M. le président. La parole est à Mme Caroline Cayeux, rapporteur.

Mme Caroline Cayeux, rapporteur. Cet amendement vise à modifier la rédaction de l’article, pas son sens.

M. le président. Je mets aux voix l'amendement n° 77.

(L'amendement est adopté.)

M. le président. L'amendement n° 78, présenté par Mme Cayeux, au nom de la commission des affaires sociales, est ainsi libellé :

Alinéa 8

Supprimer cet alinéa.

La parole est à Mme Caroline Cayeux, rapporteur.

Mme Caroline Cayeux, rapporteur. La mise en œuvre du prélèvement à la source pour les salariés est loin d’être entérinée, et ses modalités précises ne sont pas encore connues.

Au demeurant, un récent rapport de la commission des finances du Sénat propose une autre solution que celle qui est défendue par le Gouvernement. Il me semble donc prématuré de définir des modalités de prélèvement à la source pour les salariés du particulier employeur, en renvoyant à des articles du code général des impôts qui n’existent pas encore.

Aussi, et sans remettre en cause le dispositif de l’article 28, je propose de supprimer les dispositions relatives au prélèvement à la source. Comme cette mesure ne doit pas entrer en vigueur avant 2018, il sera toujours possible, le cas échéant, de procéder aux coordinations nécessaires.

M. le président. Quel est l’avis du Gouvernement ?

Mme Laurence Rossignol, ministre. Avis défavorable.

M. le président. Je mets aux voix l'amendement n° 78.

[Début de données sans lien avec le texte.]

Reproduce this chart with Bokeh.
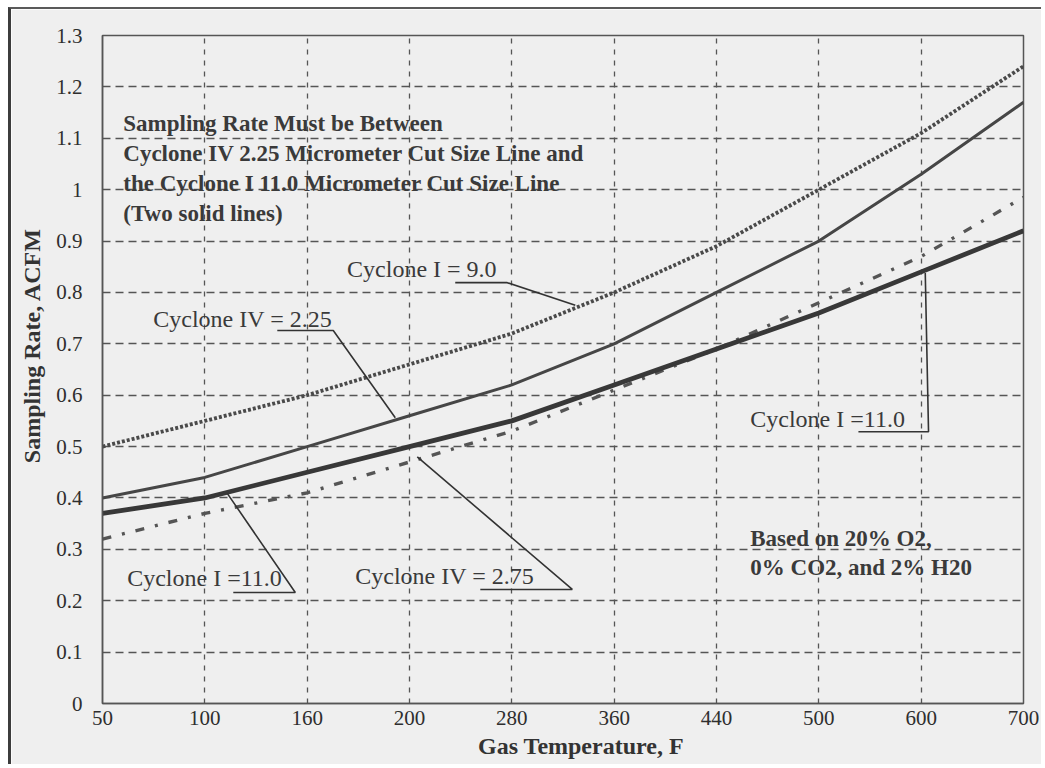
from bokeh.plotting import figure
from bokeh.models import Range1d, FixedTicker, CustomJSTickFormatter, ColumnDataSource
from bokeh.core.properties import value
from bokeh.embed import file_html
from bokeh.resources import INLINE

# ---- data ----
temps = ["50", "100", "160", "200", "280", "360", "440", "500", "600", "700"]
cyclone1_9_0 = [0.50, 0.55, 0.60, 0.66, 0.72, 0.80, 0.89, 1.00, 1.11, 1.24]
cyclone4_2_25 = [0.40, 0.44, 0.50, 0.56, 0.62, 0.70, 0.80, 0.90, 1.03, 1.17]
cyclone1_11_0 = [0.37, 0.40, 0.45, 0.50, 0.55, 0.62, 0.69, 0.76, 0.84, 0.92]
cyclone4_2_75 = [0.32, 0.37, 0.41, 0.47, 0.53, 0.61, 0.69, 0.78, 0.87, 0.985]
y_ticks = [round(i * 0.1, 1) for i in range(14)]

x_idx = list(range(len(temps)))
src = ColumnDataSource(dict(x=x_idx, c19=cyclone1_9_0, c4225=cyclone4_2_25,
                            c111=cyclone1_11_0, c4275=cyclone4_2_75))

BG = "#efefef"
SERIF = "Liberation Serif"
NB = "\u00a0"

p = figure(width=1033, height=757, output_backend="svg", toolbar_location=None,
           x_range=Range1d(0, 9), y_range=Range1d(0, 1.3),
           min_border_left=91, min_border_right=21, min_border_top=26, min_border_bottom=63)
p.styles = {"margin-left": "8px", "margin-top": "7px",
            "border-left": "3px solid #3c3c3c", "border-top": "2px solid #5a5a5a"}
p.background_fill_color = BG
p.border_fill_color = BG
p.outline_line_color = "#555555"
p.outline_line_width = 1.5

# axes
for ax in (p.xaxis[0], p.yaxis[0]):
    ax.axis_line_color = "#555555"
    ax.axis_line_width = 1.5
    ax.major_tick_line_color = None
    ax.minor_tick_line_color = None
    ax.major_tick_out = 0
    ax.major_tick_in = 0
    ax.minor_tick_out = 0
    ax.minor_tick_in = 0
    ax.major_label_text_font = SERIF
    ax.major_label_text_font_size = "21px"
    ax.major_label_text_color = "#2e2e2e"
    ax.axis_label_text_font = SERIF
    ax.axis_label_text_font_size = "24px"
    ax.axis_label_text_font_style = "bold"
    ax.axis_label_text_color = "#333333"
    ax.axis_label_standoff = 5

p.xaxis.ticker = FixedTicker(ticks=x_idx)
p.xaxis.formatter = CustomJSTickFormatter(args=dict(labels=temps),
                                          code="return labels[Math.round(tick)];")
p.xaxis.major_label_standoff = 7
p.xaxis.axis_label = NB * 6 + "Gas Temperature, F"
p.yaxis.ticker = FixedTicker(ticks=y_ticks)
p.yaxis.formatter = CustomJSTickFormatter(code="return tick.toFixed(1).replace(/\\.0$/, '');")
p.yaxis.major_label_standoff = 20
p.yaxis.axis_label = NB * 8 + "Sampling Rate, ACFM"
p.yaxis.axis_label_standoff = 8

# grid
p.xgrid.grid_line_color = "#555555"
p.xgrid.grid_line_width = 1.3
p.xgrid.grid_line_dash = "5 6"
p.ygrid.grid_line_color = "#555555"
p.ygrid.grid_line_width = 1.3
p.ygrid.grid_line_dash = "8 5"

# series
p.line("x", "c19", source=src, line_color="#4a4a4a", line_width=3.8,
       line_dash="3 2")
p.line("x", "c4225", source=src, line_color="#464646", line_width=3.0)
p.line("x", "c4275", source=src, line_color="#555555", line_width=3.4,
       line_dash="9 11 3 11")
p.line("x", "c111", source=src, line_color="#383838", line_width=4.8)

# annotation leaders / underlines
LEAD = dict(line_color="#333333", line_width=1.6)
p.line([3.447, 3.955, 4.62], [0.819, 0.819, 0.775], **LEAD)          # Cyclone I = 9.0
p.line([1.708, 2.255, 2.861], [0.726, 0.726, 0.556], **LEAD)         # Cyclone IV = 2.25
p.line([1.278, 1.884, 1.219], [0.216, 0.216, 0.409], **LEAD)         # Cyclone I = 11.0 (left)
p.line([3.692, 4.591, 3.076], [0.222, 0.222, 0.480], **LEAD)         # Cyclone IV = 2.75
p.line([7.387, 8.072, 8.04], [0.529, 0.529, 0.838], **LEAD)          # Cyclone I = 11.0 (right)

# annotation texts (y = visual centre of the line)
ann_x = [2.39, 0.496, 0.241, 2.47, 6.33]
ann_y = [0.846, 0.749, 0.245, 0.249, 0.554]
ann_t = ["Cyclone I = 9.0", "Cyclone IV = 2.25", "Cyclone I =11.0",
         "Cyclone IV = 2.75", "Cyclone I =11.0"]
p.text(x=ann_x, y=ann_y, text=ann_t, text_font=value(SERIF), text_font_size="24px",
       text_color="#3a3a3a", text_baseline="alphabetic", text_align="left")

note_x = [0.203, 0.203, 0.203, 0.203, 6.33, 6.33]
note_y = [1.128, 1.070, 1.012, 0.953, 0.321, 0.265]
note_t = ["Sampling Rate Must be Between",
          "Cyclone IV 2.25 Micrometer Cut Size Line and",
          "the Cyclone I 11.0 Micrometer Cut Size Line",
          "(Two solid lines)",
          "Based on 20% O2,",
          "0% CO2, and 2% H20"]
p.text(x=note_x, y=note_y, text=note_t, text_font=value(SERIF), text_font_size="23px",
       text_font_style="bold", text_color="#3a3a3a",
       text_baseline="alphabetic", text_align="left")

open("out.html", "w").write(file_html(p, INLINE))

(L'amendement est adopté.)

M. le président. Je mets aux voix l'article 28, modifié.

(L'article 28 est adopté.)

Article 28
Dossier législatif : projet de loi de financement de la sécurité sociale pour 2017
Article 29

Article additionnel après l’article 28

M. le président. L’amendement n° 304 rectifié, présenté par Mmes Cohen et David, M. Watrin et les membres du groupe communiste républicain et citoyen, est ainsi libellé :

Après l'article 28

Insérer un article additionnel ainsi rédigé :

L’article L. 531-4 du code de la sécurité sociale est ainsi modifié :

1° Au premier alinéa, après le mot « plein », sont insérés les mots : « au membre du couple ou » ;

2° À la première phrase du huitième alinéa, les mots : « Lorsque les deux membres du couple ont tous deux droit à la prestation, assument conjointement la charge de l'enfant au titre duquel la prestation partagée d'éducation de l'enfant est versée et que chacun d'entre eux fait valoir, simultanément ou successivement, son droit à la prestation, » sont supprimés.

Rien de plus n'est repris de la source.